Cosa s’intende per remigrazione? Una delle formulazioni più efficaci è probabilmente quella data da CasaPound nella sua proposta politica dedicata appunto a questo tema, chiedendo “la remigrazione totale e senza compromessi di tutti gli immigrati irregolari presenti sul nostro territorio” e di incentivare “il rimpatrio volontario verso i paesi d’origine per tutti i discendenti d’immigrati nati in Europa, attraverso strumenti di collaborazione diplomatica ed economica con i paesi d’origine”. Da una parte, insomma, il rafforzamento o, meglio, la reale attuazione di politiche di espulsione contro quegli immigrati che non hanno titolo, dall’altra – e questa è, forse, la parte più originale e più inerente al concetto di remigrazione – creare degli strumenti politici per favorire il ritorno a casa di tutti gli altri immigrati e figli di immigrati. Un esempio che viene spesso citato in questo senso, è il caso della Rückkehrhilfegesetz del 1983 o, per dirla in italiano “legge sull’assistenza al ritorno”. Legge che la Repubblica Federale Tedesca varò per promuovere il rimpatrio degli stranieri disoccupati, principalmente turchi, e che prevedeva un bonus una tantum di 10.500 marchi con un’aggiunta 1.500 marchi per ogni figlio minorenne che gli immigrati si sarebbero riportati al Paese d’origine. Un cambio di rotta importante, perché da un atteggiamento passivo nei confronti del contrasto all’immigrazione si passa ad un qualcosa di attivo.

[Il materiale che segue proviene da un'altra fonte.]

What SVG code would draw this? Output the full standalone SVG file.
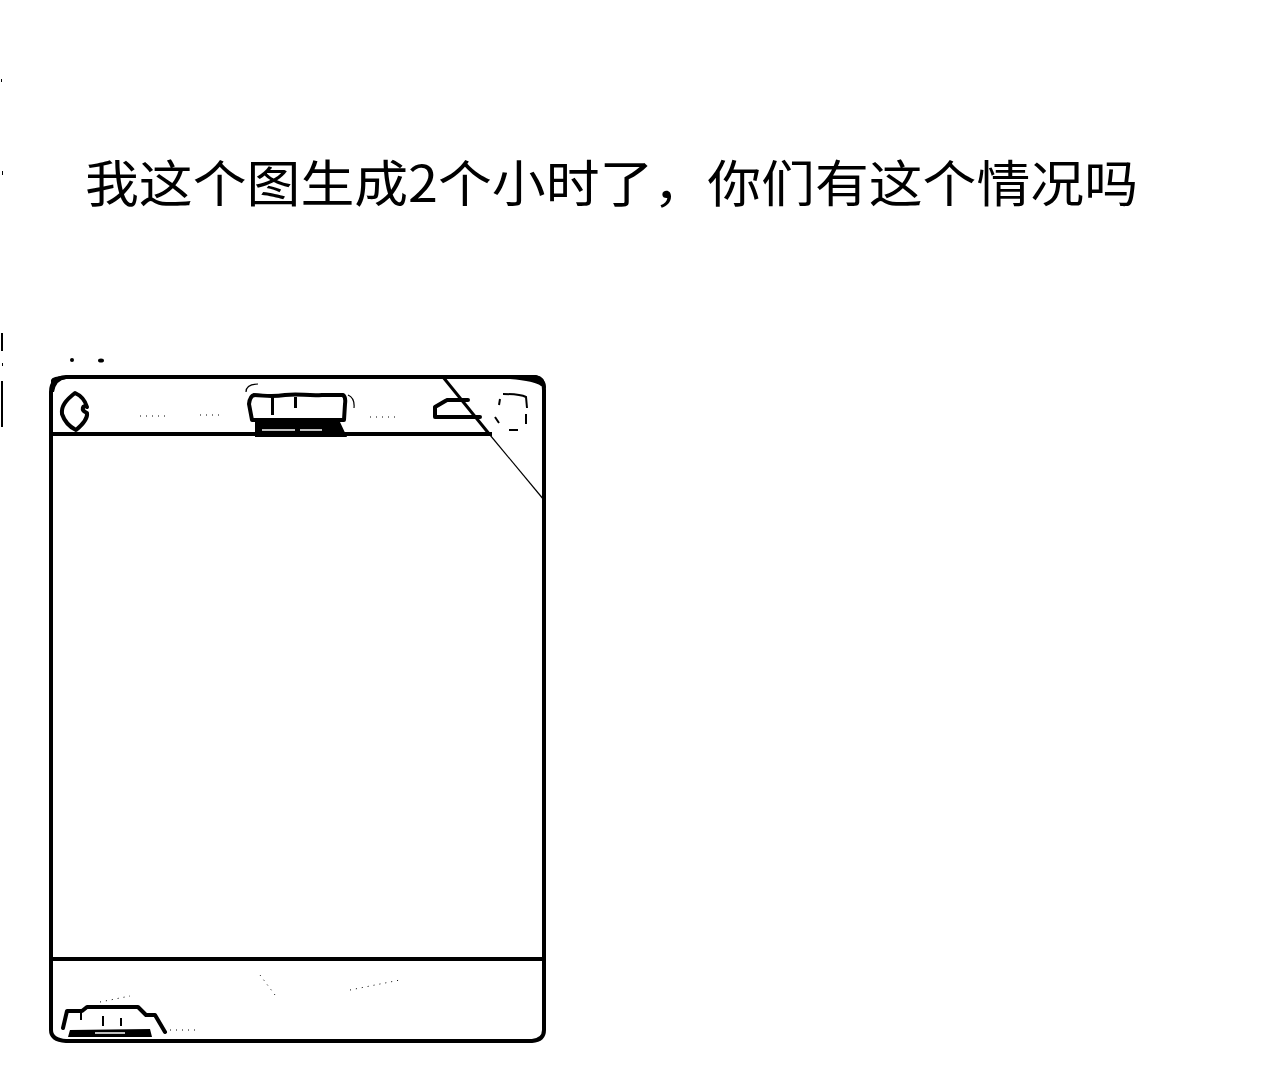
<svg xmlns="http://www.w3.org/2000/svg" width="1280" height="1076" viewBox="0 0 1280 1076">
<style>
.t{font-family:"Noto Sans CJK SC","Liberation Sans",sans-serif;font-size:50px;font-weight:400;fill:#000}
.b{fill:none;stroke:#000;stroke-width:4;stroke-linejoin:round}
.m{fill:none;stroke:#000;stroke-width:4;stroke-linejoin:round;stroke-linecap:round}
.s{fill:none;stroke:#000;stroke-width:1.200}
.d{fill:none;stroke:#000;stroke-width:1;stroke-dasharray:1 5}
.w{fill:none;stroke:#fff;stroke-width:1.500}
</style>
<rect width="1280" height="1076" fill="#fff"/>
<text class="t" x="85" y="202" textLength="1053" lengthAdjust="spacingAndGlyphs">我这个图生成2个小时了，你们有这个情况吗</text>
<g id="margin-marks">
<rect x="1" y="79" width="1" height="3"/>
<rect x="2" y="171" width="1" height="4"/>
<rect x="1" y="333" width="2" height="18"/>
<rect x="2" y="363" width="1" height="3"/>
<rect x="1" y="381" width="2" height="46"/>
<circle cx="72" cy="360" r="2"/>
<ellipse cx="101" cy="360.500" rx="3" ry="2"/>
</g>
<g id="phone">
<path class="b" d="M51 1030V392Q51 378 66 377H534Q544 378 544 390V1030Q544 1040 532 1041H66Q51 1040 51 1030Z"/>
<path d="M51 380Q52 376 66 376V379Q56 380 54 392H51ZM510 375H536Q546 377 546 388L541 386Q535 381 510 379Z"/>
<path d="M51 434H492M51 959H544" fill="none" stroke="#000" stroke-width="4"/>
<path d="M443 377L490 435" stroke="#000" stroke-width="3" fill="none"/>
<path class="s" d="M490 435L544 500"/>
</g>
<g id="top-icons">
<path class="m" d="M75 393C66 400 61 406 62 414C65 423 72 428 76 430C82 425 88 419 87 413C80 410 83 404 87 407C85 400 82 396 75 393Z"/>
<path class="m" d="M254 395C270 396 272 397 285 395C300 393 305 396 322 395H343Q346 397 345 404L344 420H252L249 404Q250 396 254 395Z"/>
<path d="M255 422H340L347 437H255Z"/>
<path class="w" d="M262 430H295M300 430H322"/>
<path d="M271 397h3v18h-3zM294 397h3v11h-3z"/>
<path class="m" d="M447 400H468M447 400L435 407V417H480"/>
<path d="M503 394C511 394 520 394 526 397L527 408M499 405L500 399M495 417L499 423M526 414V424M509 430H518" fill="none" stroke="#000" stroke-width="2"/>
<path class="d" d="M140 416H170M200 415H222M370 417H400"/>
<path class="s" d="M246 392Q246 384 258 384M348 395Q355 398 354 408"/>
</g>
<g id="bottom-icons">
<path class="m" d="M63 1028L67 1011H82L87 1007H138L146 1015H155L165 1032"/>
<path d="M70 1030L150 1029L152 1037H68Z"/>
<path class="w" d="M95 1033H125"/>
<path d="M80 1012h2v8h-2zM102 1016h2v10h-2zM120 1018h2v8h-2z"/>
<path class="d" d="M100 1002L130 996M260 975L275 995M350 990L400 980M170 1030H200"/>
</g>
</svg>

Tra demonizzazione e falsificazione

Se, invece, guardiamo a certa carta stampata il concetto di remigrazione viene trasformato in una specie di equivalente per deportazione di massa. Ad esempio, Il Post descrive la remigrazione come l’idea di “espellere con la forza da un certo paese tutte le persone straniere la cui presenza è ritenuta problematica, anche se hanno un regolare permesso di soggiorno”. Commentando, peraltro, in questo modo: “È un’idea che se applicata violerebbe qualche decina di norme nazionali ed europee, che genererebbe sofferenze fisiche e psicologiche a milioni di persone, e che ha una natura razzista”. Così come Il Post, molti altri insistono su come la remigrazione avverrebbe “con la forza”. Una sottolineatura che, però, è arbitraria e ne travisa il significato. Infatti, come abbiamo visto, nella sua dimensione più originale la remigrazione propone ben altro tipo di leve, principalmente politiche ed economiche, per favorire il rimpatrio degli stranieri e se proprio si può parlare di uso nella forza è nell’applicazione di quanto già esiste. Al posto che spendere milioni per un modello fallimentare come quello dell’accoglienza, si possono usare quei soldi per incentivare la remigrazione, risolvendo molti più problemi. Più sottilmente, l’immagine della remigrazione come qualcosa di forzato sembra voler mettere quest’ultima in contraddizione con l’idea, spesso propugnata a sinistra, dell’immigrazione come un fenomeno naturale e per ciò ineluttabile, come a dire che l’immigrazione è giusta e naturale solo quando avviene in un senso, cioè dal resto del mondo all’Europa, mentre nel senso contrario sarebbe qualcosa di artificiale e coatto. Tutto ciò ricorda quando accaduto per la Grande sostituzione, bollata a torto come teoria complottista pur di non discuterla e squalificarla a priori.